Du reste, l’expansion orientale du germanisme n’était pas, à cette époque, favorisée par la politique générale : le traité de Paris avait organisé le Levant dans l’intérêt exclusif des puissances maritimes, si bien que leur commerce y était devenu prépondérant[1] ; les premiers chemins de fer, construits sur le territoire ottoman, tendaient uniquement à faciliter vers l’intérieur l’écoulement des produits débarqués dans les ports ; ils réunissaient la Mer-Noire au Danube, avec prolongement au delà du fleuve, et lançaient, de Constantinople et de Salonique, deux tronçons principaux, qui s’enfonçaient profondément à travers la Péninsule[2].
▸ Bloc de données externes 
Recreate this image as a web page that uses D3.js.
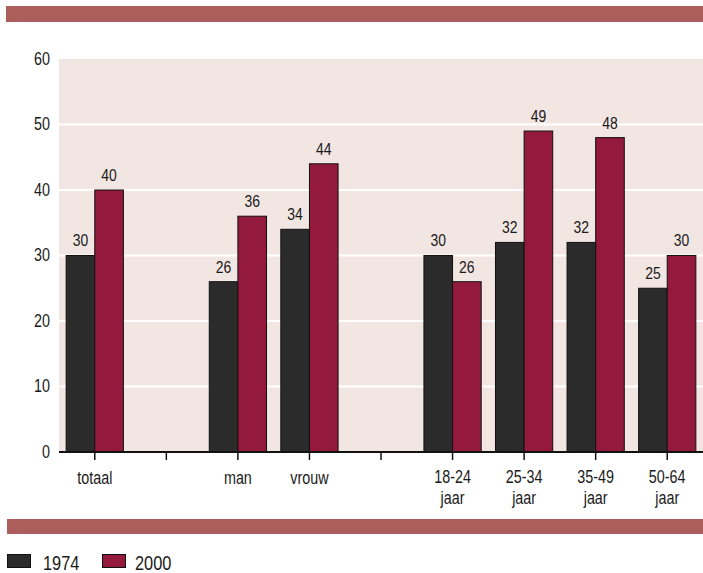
<!DOCTYPE html>
<html><head><meta charset="utf-8">
<script src="https://cdn.jsdelivr.net/npm/d3@7"></script>
<style>
body{margin:0;background:#fff;}
</style></head>
<body><svg id="c" width="703" height="573"></svg>
<script>
const slots = ["totaal","gap1","man","vrouw","gap2","18-24 jaar","25-34 jaar","35-49 jaar","50-64 jaar"];
const categories = ["totaal","man","vrouw","18-24 jaar","25-34 jaar","35-49 jaar","50-64 jaar"];
const series = ["1974","2000"];
const values1974 = [30,26,34,30,32,32,25];
const values2000 = [40,36,44,26,49,48,30];
const yTicks = [0,10,20,30,40,50,60];
const colors = ["#2b2b2b","#93193d"];

// font detection
const cv = document.createElement("canvas").getContext("2d");
function has(f){
  cv.font = "40px monospace"; const a = cv.measureText("18-24 jaar totaal").width;
  cv.font = "40px \"" + f + "\", monospace"; const b = cv.measureText("18-24 jaar totaal").width;
  return Math.abs(a-b) > 0.5;
}
let FONT = "Liberation Sans", SX = 0.82;
if (has("Liberation Sans Narrow")) { FONT = "Liberation Sans Narrow"; SX = 1; }

const svg = d3.select("#c");
function addText(parent, x, y, str, size, anchor){
  return parent.append("text")
    .attr("transform", SX===1 ? null : `scale(${SX},1)`)
    .attr("x", x/SX).attr("y", y)
    .attr("text-anchor", anchor||"start")
    .attr("font-family", FONT).attr("font-size", size).attr("fill","#1a1a1a")
    .text(str);
}

const L=59, R=703, T=59, B=452;
const x = d3.scaleBand().domain(slots).range([L,R]).paddingInner(0).paddingOuter(0);
const inner = d3.scaleBand().domain(series).range([0, x.bandwidth()]).paddingOuter(0.25).paddingInner(0);
const y = d3.scaleLinear().domain([0,60]).range([B,T]);

// bands
svg.append("rect").attr("x",6).attr("y",6).attr("width",697).attr("height",16).attr("fill","#ab5e5c");
svg.append("rect").attr("x",7).attr("y",519).attr("width",696).attr("height",15).attr("fill","#ab5e5c");

// plot background
svg.append("rect").attr("x",L).attr("y",T).attr("width",R-L).attr("height",B-T).attr("fill","#f2e6e3");

// gridlines
svg.append("g").selectAll("line").data(yTicks.filter(d=>d>0 && d<60)).join("line")
  .attr("x1",L).attr("x2",R).attr("y1",d=>y(d)).attr("y2",d=>y(d))
  .attr("stroke","#fff").attr("stroke-width",2);

// y labels
const yl = svg.append("g");
yTicks.forEach(d=> addText(yl, 50, y(d)+6, d, 17.5, "end"));

// bars
const data = categories.map((c,i)=>({c, v:[values1974[i], values2000[i]]}));
const g = svg.append("g");
data.forEach(d=>{
  d.v.forEach((v,j)=>{
    const bx = x(d.c)+inner(series[j]);
    g.append("rect").attr("x",bx).attr("y",y(v)).attr("width",inner.bandwidth()).attr("height",y(0)-y(v))
      .attr("fill",colors[j]).attr("stroke","#111").attr("stroke-width",1);
  });
});
data.forEach(d=>{
  d.v.forEach((v,j)=>{
    const bx = x(d.c)+inner(series[j]);
    addText(g, bx+inner.bandwidth()/2, y(v)-9, v, 17, "middle");
  });
});

// x axis
svg.append("line").attr("x1",L).attr("x2",R).attr("y1",B).attr("y2",B).attr("stroke","#111").attr("stroke-width",2);
svg.append("g").selectAll("line").data(slots).join("line")
  .attr("x1",d=>x(d)+x.bandwidth()/2).attr("x2",d=>x(d)+x.bandwidth()/2)
  .attr("y1",B).attr("y2",B+8).attr("stroke","#111").attr("stroke-width",1.5);

// x labels
const xl = svg.append("g");
categories.forEach(c=>{
  const parts = c.split(" ");
  const cx = x(c)+x.bandwidth()/2;
  if(parts.length===1){
    addText(xl, cx, 484, parts[0], 17.5, "middle");
  } else {
    addText(xl, cx, 483, parts[0], 17.5, "middle");
    addText(xl, cx, 504, parts[1], 17.5, "middle");
  }
});

// legend
const leg = svg.append("g");
[[7,43],[102,135]].forEach((p,i)=>{
  leg.append("rect").attr("x",p[0]+0.5).attr("y",554.5).attr("width",23).attr("height",13)
    .attr("fill",colors[i]).attr("stroke","#111").attr("stroke-width",1);
  addText(leg, p[1], 570, series[i], 20, "start");
});
</script></body></html>
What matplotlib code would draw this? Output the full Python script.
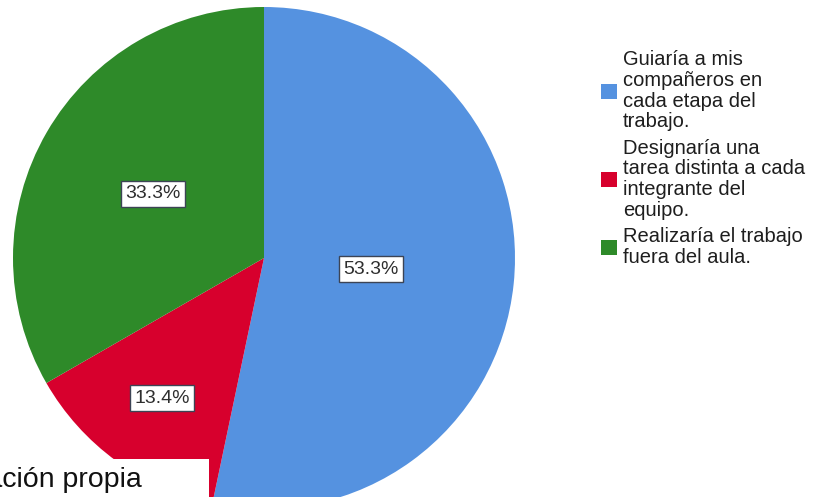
import matplotlib
matplotlib.use('Agg')
import numpy as np
from matplotlib import pyplot as plt

plt.rcParams['font.family'] = ['Liberation Sans', 'DejaVu Sans']

# answer categories and their shares (%)
categories = ['Guiaría a mis\ncompañeros en\ncada etapa del\ntrabajo.',
              'Designaría una\ntarea distinta a cada\nintegrante del\nequipo.',
              'Realizaría el trabajo\nfuera del aula.']
shares = [53.3, 13.4, 33.3]
colors = ['#5592e0', '#d7002d', '#2e8a29']
label_radius = [0.43, 0.69, 0.51]
source_note = 'Elaboración propia'

W, H = 817, 497
cx, cy, R = 264, H - 258, 251

fig = plt.figure(figsize=(W / 100, H / 100), dpi=100)
ax = fig.add_axes([0, 0, 1, 1])

wedges, _ = ax.pie(shares, colors=colors, startangle=90, counterclock=False,
                   center=(cx, cy), radius=R, normalize=True,
                   wedgeprops=dict(linewidth=0))

# percentage labels in white boxes, each at its own distance along the wedge middle
for w, val, rr in zip(wedges, shares, label_radius):
    mid = np.deg2rad((w.theta1 + w.theta2) / 2)
    ax.text(cx + rr * R * np.cos(mid), cy + rr * R * np.sin(mid), f'{val:.1f}%',
            ha='center', va='center', fontsize=14, color='#2e2e2e',
            bbox=dict(boxstyle='square,pad=0.22', facecolor='white',
                      edgecolor='#3c4455', linewidth=1))

# pie() sets its own limits, so put the pixel frame back afterwards
ax.set_xlim(0, W)
ax.set_ylim(0, H)
ax.set_aspect('equal')
ax.axis('off')

leg = ax.legend(wedges, categories, loc='upper left',
                bbox_to_anchor=(591 / W, 1 - 40 / H),
                bbox_transform=fig.transFigure, frameon=False,
                fontsize=14.5, handlelength=0.8, handleheight=0.8,
                handletextpad=0.3, labelspacing=0.35, borderpad=0)
for t in leg.get_texts():
    t.set_color('#1e1e1e')
    t.set_linespacing(1.12)

# source note box in the lower-left corner
fig.patches.append(plt.Rectangle((0, 0), 209 / W, 38 / H, transform=fig.transFigure,
                                 facecolor='white', edgecolor='none', zorder=5))
fig.text(142 / W, 10 / H, source_note, ha='right', va='baseline',
         fontsize=20.5, color='#111111', zorder=6)

fig.savefig('out.png', dpi=100)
Le traité de Berlin renversa la situation. Il prépara l’aménagement de l’Orient au bénéfice du germanisme, en prévoyant

  1. Dans la période de 1863-72, importation moyenne en Turquie, 495 millions ; Angleterre, 240 ; France, 73.
  2. Varna-Routschouk, 225 kilomètres. — Kustendjé (Constantza)-Cernavoda, 64 kilomètres. — Constantinople-Bellova, 552 kilomètres. — Salonique-Mitrowitza, 278 kilomètres.